What is asked
Quote every line of the data below as it stands, omitting pictures.

Given data

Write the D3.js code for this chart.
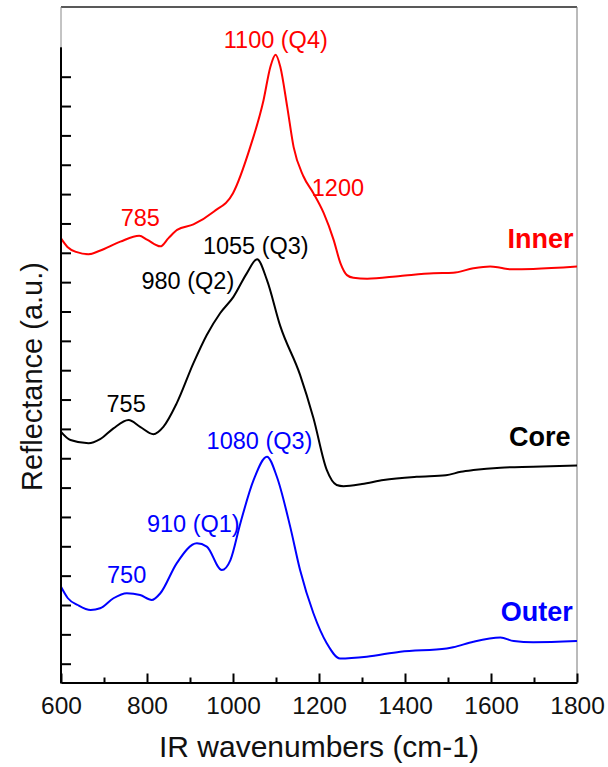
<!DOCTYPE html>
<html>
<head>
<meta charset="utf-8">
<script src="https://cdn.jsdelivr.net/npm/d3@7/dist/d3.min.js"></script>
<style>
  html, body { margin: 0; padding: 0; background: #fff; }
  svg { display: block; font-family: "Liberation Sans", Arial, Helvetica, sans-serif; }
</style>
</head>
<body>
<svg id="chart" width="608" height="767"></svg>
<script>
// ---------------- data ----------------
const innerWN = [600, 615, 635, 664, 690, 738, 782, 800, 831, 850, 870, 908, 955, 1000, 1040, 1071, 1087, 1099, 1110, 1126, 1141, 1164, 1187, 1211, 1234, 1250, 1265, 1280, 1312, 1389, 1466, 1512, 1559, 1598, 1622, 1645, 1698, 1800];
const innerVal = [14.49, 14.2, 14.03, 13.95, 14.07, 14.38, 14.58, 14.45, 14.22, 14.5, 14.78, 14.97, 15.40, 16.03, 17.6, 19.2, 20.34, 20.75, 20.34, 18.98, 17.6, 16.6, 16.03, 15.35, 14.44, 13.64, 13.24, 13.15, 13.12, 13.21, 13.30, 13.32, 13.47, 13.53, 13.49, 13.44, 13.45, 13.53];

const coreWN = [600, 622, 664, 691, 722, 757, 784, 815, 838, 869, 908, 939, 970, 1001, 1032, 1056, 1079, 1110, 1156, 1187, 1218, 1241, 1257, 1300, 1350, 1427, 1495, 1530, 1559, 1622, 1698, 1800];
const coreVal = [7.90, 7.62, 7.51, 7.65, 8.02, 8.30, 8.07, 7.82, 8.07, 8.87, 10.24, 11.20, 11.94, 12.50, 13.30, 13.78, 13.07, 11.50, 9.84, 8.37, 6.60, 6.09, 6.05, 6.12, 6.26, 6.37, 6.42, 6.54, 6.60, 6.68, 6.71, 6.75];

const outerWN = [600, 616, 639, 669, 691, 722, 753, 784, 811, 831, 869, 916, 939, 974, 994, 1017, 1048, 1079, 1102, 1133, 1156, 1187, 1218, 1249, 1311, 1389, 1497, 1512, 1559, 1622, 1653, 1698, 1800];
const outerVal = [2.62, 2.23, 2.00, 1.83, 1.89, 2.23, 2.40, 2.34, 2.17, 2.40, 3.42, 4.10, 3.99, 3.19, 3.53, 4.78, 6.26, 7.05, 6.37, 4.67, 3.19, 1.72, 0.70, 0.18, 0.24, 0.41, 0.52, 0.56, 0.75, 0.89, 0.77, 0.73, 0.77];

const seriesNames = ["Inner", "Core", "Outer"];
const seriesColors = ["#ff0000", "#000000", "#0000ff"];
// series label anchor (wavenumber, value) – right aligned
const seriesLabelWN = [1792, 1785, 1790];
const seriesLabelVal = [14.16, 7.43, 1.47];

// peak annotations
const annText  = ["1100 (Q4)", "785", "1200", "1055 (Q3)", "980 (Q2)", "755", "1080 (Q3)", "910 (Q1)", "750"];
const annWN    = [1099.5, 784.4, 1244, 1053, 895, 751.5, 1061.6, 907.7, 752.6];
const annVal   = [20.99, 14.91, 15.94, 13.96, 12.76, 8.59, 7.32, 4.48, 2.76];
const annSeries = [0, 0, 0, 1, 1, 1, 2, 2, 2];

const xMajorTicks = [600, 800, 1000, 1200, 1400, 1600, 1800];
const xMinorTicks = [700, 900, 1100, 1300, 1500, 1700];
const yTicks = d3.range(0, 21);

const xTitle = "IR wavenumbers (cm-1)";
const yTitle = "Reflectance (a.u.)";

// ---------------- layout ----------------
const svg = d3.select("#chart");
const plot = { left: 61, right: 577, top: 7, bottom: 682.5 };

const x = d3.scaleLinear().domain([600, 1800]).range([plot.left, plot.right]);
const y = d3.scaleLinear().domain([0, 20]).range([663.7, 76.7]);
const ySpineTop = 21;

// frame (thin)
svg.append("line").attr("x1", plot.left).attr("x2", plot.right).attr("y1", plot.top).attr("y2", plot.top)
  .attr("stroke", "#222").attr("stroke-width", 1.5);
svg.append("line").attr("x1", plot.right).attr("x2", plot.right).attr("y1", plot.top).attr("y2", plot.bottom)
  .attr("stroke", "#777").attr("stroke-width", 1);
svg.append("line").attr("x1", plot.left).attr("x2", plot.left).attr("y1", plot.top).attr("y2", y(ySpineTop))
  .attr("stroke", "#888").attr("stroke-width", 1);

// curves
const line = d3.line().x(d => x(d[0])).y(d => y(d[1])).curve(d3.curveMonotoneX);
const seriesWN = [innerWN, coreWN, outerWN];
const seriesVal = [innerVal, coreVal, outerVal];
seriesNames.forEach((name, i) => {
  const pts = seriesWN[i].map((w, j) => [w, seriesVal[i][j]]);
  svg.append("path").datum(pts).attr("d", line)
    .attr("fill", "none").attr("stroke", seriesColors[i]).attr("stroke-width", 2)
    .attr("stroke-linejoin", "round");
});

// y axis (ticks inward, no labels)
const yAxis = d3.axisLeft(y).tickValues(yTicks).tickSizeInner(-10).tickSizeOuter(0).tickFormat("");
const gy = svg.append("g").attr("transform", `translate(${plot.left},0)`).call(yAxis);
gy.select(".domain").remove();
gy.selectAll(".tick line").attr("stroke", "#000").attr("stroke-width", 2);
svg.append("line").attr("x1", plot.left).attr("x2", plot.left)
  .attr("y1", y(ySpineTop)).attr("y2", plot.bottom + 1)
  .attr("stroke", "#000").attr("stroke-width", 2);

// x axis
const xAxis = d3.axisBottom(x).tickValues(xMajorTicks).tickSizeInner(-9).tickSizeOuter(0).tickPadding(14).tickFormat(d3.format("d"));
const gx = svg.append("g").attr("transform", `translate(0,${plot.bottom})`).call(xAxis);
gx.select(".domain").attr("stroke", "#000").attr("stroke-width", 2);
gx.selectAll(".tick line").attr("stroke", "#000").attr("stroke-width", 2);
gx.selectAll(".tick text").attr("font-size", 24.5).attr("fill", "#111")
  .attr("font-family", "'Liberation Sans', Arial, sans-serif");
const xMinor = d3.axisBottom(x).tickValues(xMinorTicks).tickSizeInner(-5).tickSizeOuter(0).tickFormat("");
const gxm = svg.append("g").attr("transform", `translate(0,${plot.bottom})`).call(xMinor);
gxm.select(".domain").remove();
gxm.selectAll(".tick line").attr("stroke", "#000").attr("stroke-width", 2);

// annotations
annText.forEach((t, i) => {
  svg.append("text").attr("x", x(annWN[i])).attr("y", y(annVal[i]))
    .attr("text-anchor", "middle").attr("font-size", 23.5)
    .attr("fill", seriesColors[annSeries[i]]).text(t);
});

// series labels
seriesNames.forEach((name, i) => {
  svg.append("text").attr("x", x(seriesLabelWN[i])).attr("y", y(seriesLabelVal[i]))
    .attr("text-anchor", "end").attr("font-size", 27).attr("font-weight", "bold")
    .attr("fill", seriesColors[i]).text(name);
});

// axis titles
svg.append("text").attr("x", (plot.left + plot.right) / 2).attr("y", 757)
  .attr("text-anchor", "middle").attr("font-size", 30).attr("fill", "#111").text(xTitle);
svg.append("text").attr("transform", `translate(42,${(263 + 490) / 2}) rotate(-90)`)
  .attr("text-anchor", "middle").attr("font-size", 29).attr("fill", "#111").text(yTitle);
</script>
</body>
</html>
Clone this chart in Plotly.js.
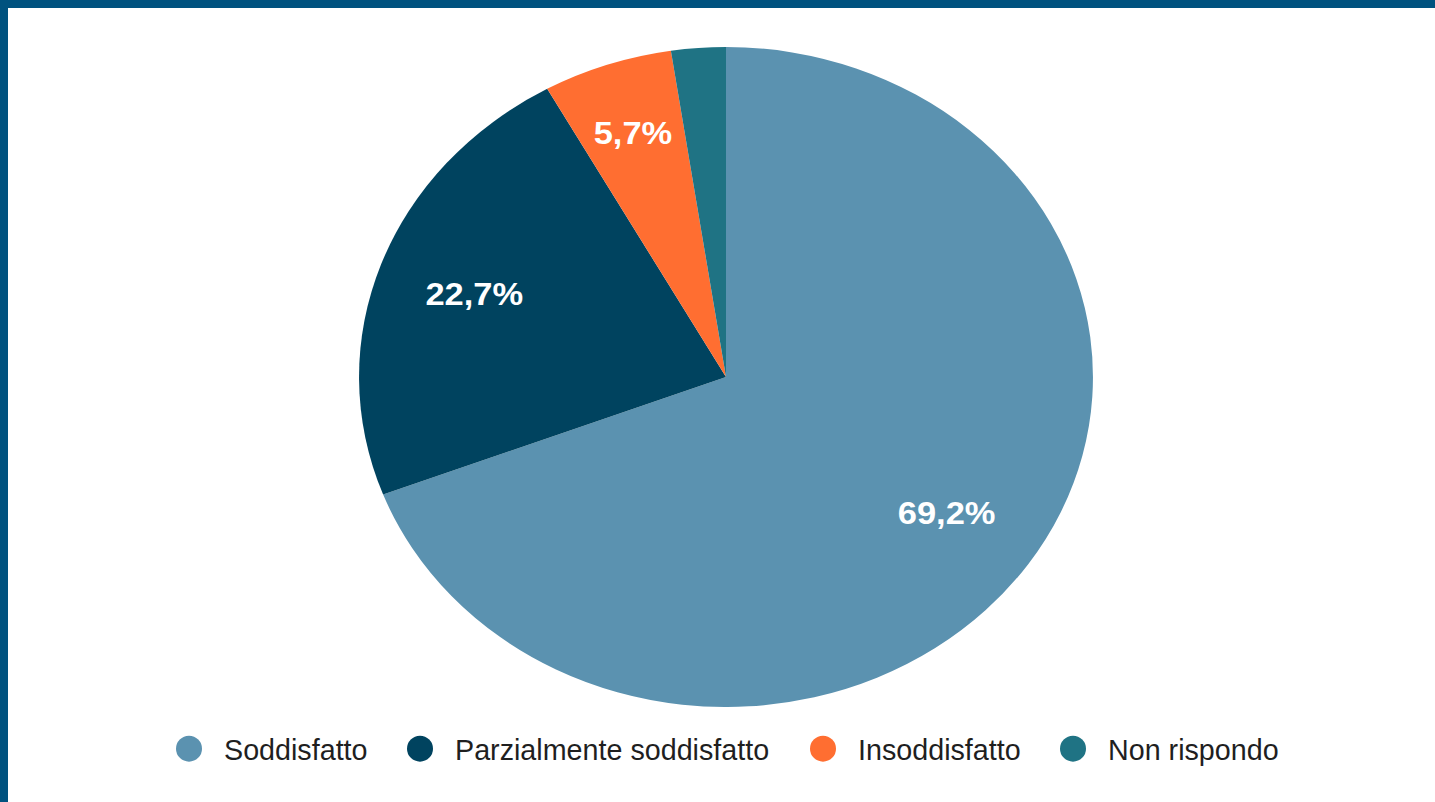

Exercise response
Write the D3.js code for this chart.
<!DOCTYPE html>
<html>
<head>
<meta charset="utf-8">
<script src="https://cdn.jsdelivr.net/npm/d3@7/dist/d3.min.js"></script>
<style>
  html, body { margin: 0; padding: 0; background: #fff; }
  svg { display: block; font-family: "Liberation Sans", Arial, Helvetica, sans-serif; }
</style>
</head>
<body>
<svg id="chart" width="608" height="767"></svg>
<script>
// ---------------- data ----------------
const innerWN = [600, 615, 635, 664, 690, 738, 782, 800, 831, 850, 870, 908, 955, 1000, 1040, 1071, 1087, 1099, 1110, 1126, 1141, 1164, 1187, 1211, 1234, 1250, 1265, 1280, 1312, 1389, 1466, 1512, 1559, 1598, 1622, 1645, 1698, 1800];
const innerVal = [14.49, 14.2, 14.03, 13.95, 14.07, 14.38, 14.58, 14.45, 14.22, 14.5, 14.78, 14.97, 15.40, 16.03, 17.6, 19.2, 20.34, 20.75, 20.34, 18.98, 17.6, 16.6, 16.03, 15.35, 14.44, 13.64, 13.24, 13.15, 13.12, 13.21, 13.30, 13.32, 13.47, 13.53, 13.49, 13.44, 13.45, 13.53];

const coreWN = [600, 622, 664, 691, 722, 757, 784, 815, 838, 869, 908, 939, 970, 1001, 1032, 1056, 1079, 1110, 1156, 1187, 1218, 1241, 1257, 1300, 1350, 1427, 1495, 1530, 1559, 1622, 1698, 1800];
const coreVal = [7.90, 7.62, 7.51, 7.65, 8.02, 8.30, 8.07, 7.82, 8.07, 8.87, 10.24, 11.20, 11.94, 12.50, 13.30, 13.78, 13.07, 11.50, 9.84, 8.37, 6.60, 6.09, 6.05, 6.12, 6.26, 6.37, 6.42, 6.54, 6.60, 6.68, 6.71, 6.75];

const outerWN = [600, 616, 639, 669, 691, 722, 753, 784, 811, 831, 869, 916, 939, 974, 994, 1017, 1048, 1079, 1102, 1133, 1156, 1187, 1218, 1249, 1311, 1389, 1497, 1512, 1559, 1622, 1653, 1698, 1800];
const outerVal = [2.62, 2.23, 2.00, 1.83, 1.89, 2.23, 2.40, 2.34, 2.17, 2.40, 3.42, 4.10, 3.99, 3.19, 3.53, 4.78, 6.26, 7.05, 6.37, 4.67, 3.19, 1.72, 0.70, 0.18, 0.24, 0.41, 0.52, 0.56, 0.75, 0.89, 0.77, 0.73, 0.77];

const seriesNames = ["Inner", "Core", "Outer"];
const seriesColors = ["#ff0000", "#000000", "#0000ff"];
// series label anchor (wavenumber, value) – right aligned
const seriesLabelWN = [1792, 1785, 1790];
const seriesLabelVal = [14.16, 7.43, 1.47];

// peak annotations
const annText  = ["1100 (Q4)", "785", "1200", "1055 (Q3)", "980 (Q2)", "755", "1080 (Q3)", "910 (Q1)", "750"];
const annWN    = [1099.5, 784.4, 1244, 1053, 895, 751.5, 1061.6, 907.7, 752.6];
const annVal   = [20.99, 14.91, 15.94, 13.96, 12.76, 8.59, 7.32, 4.48, 2.76];
const annSeries = [0, 0, 0, 1, 1, 1, 2, 2, 2];

const xMajorTicks = [600, 800, 1000, 1200, 1400, 1600, 1800];
const xMinorTicks = [700, 900, 1100, 1300, 1500, 1700];
const yTicks = d3.range(0, 21);

const xTitle = "IR wavenumbers (cm-1)";
const yTitle = "Reflectance (a.u.)";

// ---------------- layout ----------------
const svg = d3.select("#chart");
const plot = { left: 61, right: 577, top: 7, bottom: 682.5 };

const x = d3.scaleLinear().domain([600, 1800]).range([plot.left, plot.right]);
const y = d3.scaleLinear().domain([0, 20]).range([663.7, 76.7]);
const ySpineTop = 21;

// frame (thin)
svg.append("line").attr("x1", plot.left).attr("x2", plot.right).attr("y1", plot.top).attr("y2", plot.top)
  .attr("stroke", "#222").attr("stroke-width", 1.5);
svg.append("line").attr("x1", plot.right).attr("x2", plot.right).attr("y1", plot.top).attr("y2", plot.bottom)
  .attr("stroke", "#777").attr("stroke-width", 1);
svg.append("line").attr("x1", plot.left).attr("x2", plot.left).attr("y1", plot.top).attr("y2", y(ySpineTop))
  .attr("stroke", "#888").attr("stroke-width", 1);

// curves
const line = d3.line().x(d => x(d[0])).y(d => y(d[1])).curve(d3.curveMonotoneX);
const seriesWN = [innerWN, coreWN, outerWN];
const seriesVal = [innerVal, coreVal, outerVal];
seriesNames.forEach((name, i) => {
  const pts = seriesWN[i].map((w, j) => [w, seriesVal[i][j]]);
  svg.append("path").datum(pts).attr("d", line)
    .attr("fill", "none").attr("stroke", seriesColors[i]).attr("stroke-width", 2)
    .attr("stroke-linejoin", "round");
});

// y axis (ticks inward, no labels)
const yAxis = d3.axisLeft(y).tickValues(yTicks).tickSizeInner(-10).tickSizeOuter(0).tickFormat("");
const gy = svg.append("g").attr("transform", `translate(${plot.left},0)`).call(yAxis);
gy.select(".domain").remove();
gy.selectAll(".tick line").attr("stroke", "#000").attr("stroke-width", 2);
svg.append("line").attr("x1", plot.left).attr("x2", plot.left)
  .attr("y1", y(ySpineTop)).attr("y2", plot.bottom + 1)
  .attr("stroke", "#000").attr("stroke-width", 2);

// x axis
const xAxis = d3.axisBottom(x).tickValues(xMajorTicks).tickSizeInner(-9).tickSizeOuter(0).tickPadding(14).tickFormat(d3.format("d"));
const gx = svg.append("g").attr("transform", `translate(0,${plot.bottom})`).call(xAxis);
gx.select(".domain").attr("stroke", "#000").attr("stroke-width", 2);
gx.selectAll(".tick line").attr("stroke", "#000").attr("stroke-width", 2);
gx.selectAll(".tick text").attr("font-size", 24.5).attr("fill", "#111")
  .attr("font-family", "'Liberation Sans', Arial, sans-serif");
const xMinor = d3.axisBottom(x).tickValues(xMinorTicks).tickSizeInner(-5).tickSizeOuter(0).tickFormat("");
const gxm = svg.append("g").attr("transform", `translate(0,${plot.bottom})`).call(xMinor);
gxm.select(".domain").remove();
gxm.selectAll(".tick line").attr("stroke", "#000").attr("stroke-width", 2);

// annotations
annText.forEach((t, i) => {
  svg.append("text").attr("x", x(annWN[i])).attr("y", y(annVal[i]))
    .attr("text-anchor", "middle").attr("font-size", 23.5)
    .attr("fill", seriesColors[annSeries[i]]).text(t);
});

// series labels
seriesNames.forEach((name, i) => {
  svg.append("text").attr("x", x(seriesLabelWN[i])).attr("y", y(seriesLabelVal[i]))
    .attr("text-anchor", "end").attr("font-size", 27).attr("font-weight", "bold")
    .attr("fill", seriesColors[i]).text(name);
});

// axis titles
svg.append("text").attr("x", (plot.left + plot.right) / 2).attr("y", 757)
  .attr("text-anchor", "middle").attr("font-size", 30).attr("fill", "#111").text(xTitle);
svg.append("text").attr("transform", `translate(42,${(263 + 490) / 2}) rotate(-90)`)
  .attr("text-anchor", "middle").attr("font-size", 29).attr("fill", "#111").text(yTitle);
</script>
</body>
</html>
Clone this chart in Plotly.js.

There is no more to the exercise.